* Source excerpt *
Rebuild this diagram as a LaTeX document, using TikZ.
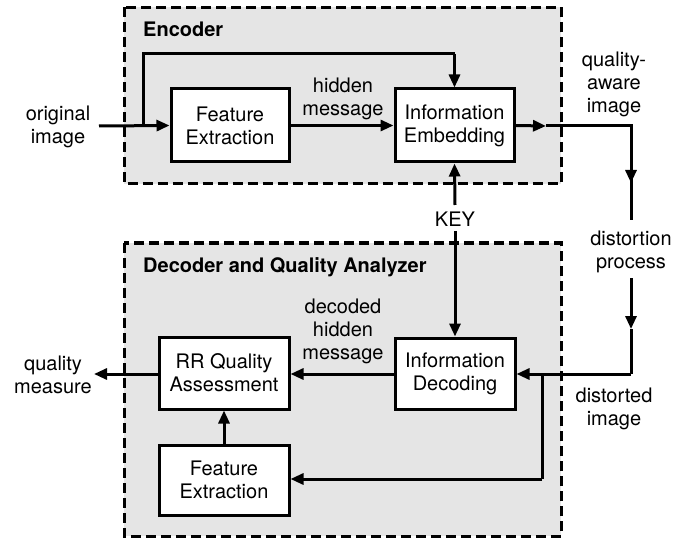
\documentclass[tikz,border=0pt]{standalone}
\usepackage{fontspec}
\setmainfont{TeX Gyre Heros}
\usetikzlibrary{arrows.meta}
\begin{document}
\begin{tikzpicture}[x=1pt,y=-1pt,
  lbl/.style={align=center,font=\fontsize{20}{23}\selectfont,inner sep=0pt},
  blk/.style={draw=black,line width=3pt,fill=white,align=center,font=\fontsize{20}{23}\selectfont,inner sep=0pt},
  grp/.style={draw=black,line width=3pt,fill=black!10,dash pattern=on 10pt off 5pt},
  ttl/.style={font=\bfseries\fontsize{20}{23}\selectfont,anchor=base west,inner sep=0pt},
  ln/.style={line width=3pt},
  arr/.style={line width=3pt,-{Triangle[length=13pt,width=11pt]}}
]
\useasboundingbox (0,0) rectangle (688,540);
\fill[white] (0,0) rectangle (688,540);
% groups
\draw[grp] (124,7.5) rectangle (561,184);
\draw[grp] (124,243) rectangle (561,536);
\node[ttl] (enc) at (143,37) {Encoder};
\node[ttl] (dqa) at (143,272) {Decoder and Quality Analyzer};
% blocks
\node[blk,minimum width=118pt,minimum height=73pt] (fe1) at (230,125.5) {Feature\\Extraction};
\node[blk,minimum width=119pt,minimum height=73pt] (emb) at (454.5,125.5) {Information\\Embedding};
\node[blk,minimum width=120pt,minimum height=71pt] (dec) at (455,373.5) {Information\\Decoding};
\node[blk,minimum width=130pt,minimum height=72pt] (rr) at (224,373) {RR Quality\\Assessment};
\node[blk,minimum width=130pt,minimum height=70pt] (fe2) at (224,480) {Feature\\Extraction};
% labels
\node[lbl] (orig) at (58,127) {original\\image};
\node[lbl] (hid) at (343,99) {hidden\\message};
\node[lbl] (qai) at (614,84) {quality-\\aware\\image};
\node[lbl] (key) at (455,219) {KEY};
\node[lbl] (dist) at (631,252) {distortion\\process};
\node[lbl] (dimg) at (614,409) {distorted\\image};
\node[lbl] (dhm) at (343,331) {decoded\\hidden\\message};
\node[lbl] (qm) at (53,375) {quality\\measure};
% coordinates
\coordinate (oin) at (99,126);
\coordinate (br1) at (143,126);
\coordinate (up1) at (143,54);
\coordinate (up2) at (454.5,54);
\coordinate (omid) at (546,126);
\coordinate (ocor) at (631,126);
\coordinate (dmid) at (631,183);
\coordinate (dend) at (631,220);
\coordinate (pst) at (631,278);
\coordinate (pmid) at (631,329);
\coordinate (pcor) at (631,374);
\coordinate (br2) at (542,374);
\coordinate (br3) at (542,479);
\coordinate (qout) at (94,374);
\coordinate (kt) at (455,205);
\coordinate (kb) at (455,231);
% connectors
\draw[arr] (oin) -- (fe1.west);
\draw[ln] (br1) -- (up1) -- (up2);
\draw[arr] (up2) -- (emb.north);
\draw[arr] (fe1.east) -- (emb.west |- fe1.east);
\draw[arr] (emb.east) -- (omid);
\draw[ln] (omid) -- (ocor) -- (dend);
\draw[arr] (ocor) -- (dmid);
\draw[arr] (kt) -- (emb.south);
\draw[arr] (kb) -- (dec.north);
\draw[arr] (pst) -- (pmid);
\draw[ln] (pmid) -- (pcor);
\draw[arr] (pcor) -- (dec.east |- pcor);
\draw[ln] (br2) -- (br3);
\draw[arr] (br3) -- (fe2.east |- br3);
\draw[arr] (dec.west |- pcor) -- (rr.east |- pcor);
\draw[arr] (rr.west |- qout) -- (qout);
\draw[arr] (fe2.north) -- (rr.south);
\end{tikzpicture}
\end{document}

* Written task *
All of the lines above should be printed exactly, minus the pictures.

* Response to this exercise *
Rebuild this diagram as a LaTeX document, using TikZ.
\documentclass[tikz,border=0pt]{standalone}
\usepackage{fontspec}
\setmainfont{TeX Gyre Heros}
\usetikzlibrary{arrows.meta}
\begin{document}
\begin{tikzpicture}[x=1pt,y=-1pt,
  lbl/.style={align=center,font=\fontsize{20}{23}\selectfont,inner sep=0pt},
  blk/.style={draw=black,line width=3pt,fill=white,align=center,font=\fontsize{20}{23}\selectfont,inner sep=0pt},
  grp/.style={draw=black,line width=3pt,fill=black!10,dash pattern=on 10pt off 5pt},
  ttl/.style={font=\bfseries\fontsize{20}{23}\selectfont,anchor=base west,inner sep=0pt},
  ln/.style={line width=3pt},
  arr/.style={line width=3pt,-{Triangle[length=13pt,width=11pt]}}
]
\useasboundingbox (0,0) rectangle (688,540);
\fill[white] (0,0) rectangle (688,540);
% groups
\draw[grp] (124,7.5) rectangle (561,184);
\draw[grp] (124,243) rectangle (561,536);
\node[ttl] (enc) at (143,37) {Encoder};
\node[ttl] (dqa) at (143,272) {Decoder and Quality Analyzer};
% blocks
\node[blk,minimum width=118pt,minimum height=73pt] (fe1) at (230,125.5) {Feature\\Extraction};
\node[blk,minimum width=119pt,minimum height=73pt] (emb) at (454.5,125.5) {Information\\Embedding};
\node[blk,minimum width=120pt,minimum height=71pt] (dec) at (455,373.5) {Information\\Decoding};
\node[blk,minimum width=130pt,minimum height=72pt] (rr) at (224,373) {RR Quality\\Assessment};
\node[blk,minimum width=130pt,minimum height=70pt] (fe2) at (224,480) {Feature\\Extraction};
% labels
\node[lbl] (orig) at (58,127) {original\\image};
\node[lbl] (hid) at (343,99) {hidden\\message};
\node[lbl] (qai) at (614,84) {quality-\\aware\\image};
\node[lbl] (key) at (455,219) {KEY};
\node[lbl] (dist) at (631,252) {distortion\\process};
\node[lbl] (dimg) at (614,409) {distorted\\image};
\node[lbl] (dhm) at (343,331) {decoded\\hidden\\message};
\node[lbl] (qm) at (53,375) {quality\\measure};
% coordinates
\coordinate (oin) at (99,126);
\coordinate (br1) at (143,126);
\coordinate (up1) at (143,54);
\coordinate (up2) at (454.5,54);
\coordinate (omid) at (546,126);
\coordinate (ocor) at (631,126);
\coordinate (dmid) at (631,183);
\coordinate (dend) at (631,220);
\coordinate (pst) at (631,278);
\coordinate (pmid) at (631,329);
\coordinate (pcor) at (631,374);
\coordinate (br2) at (542,374);
\coordinate (br3) at (542,479);
\coordinate (qout) at (94,374);
\coordinate (kt) at (455,205);
\coordinate (kb) at (455,231);
% connectors
\draw[arr] (oin) -- (fe1.west);
\draw[ln] (br1) -- (up1) -- (up2);
\draw[arr] (up2) -- (emb.north);
\draw[arr] (fe1.east) -- (emb.west |- fe1.east);
\draw[arr] (emb.east) -- (omid);
\draw[ln] (omid) -- (ocor) -- (dend);
\draw[arr] (ocor) -- (dmid);
\draw[arr] (kt) -- (emb.south);
\draw[arr] (kb) -- (dec.north);
\draw[arr] (pst) -- (pmid);
\draw[ln] (pmid) -- (pcor);
\draw[arr] (pcor) -- (dec.east |- pcor);
\draw[ln] (br2) -- (br3);
\draw[arr] (br3) -- (fe2.east |- br3);
\draw[arr] (dec.west |- pcor) -- (rr.east |- pcor);
\draw[arr] (rr.west |- qout) -- (qout);
\draw[arr] (fe2.north) -- (rr.south);
\end{tikzpicture}
\end{document}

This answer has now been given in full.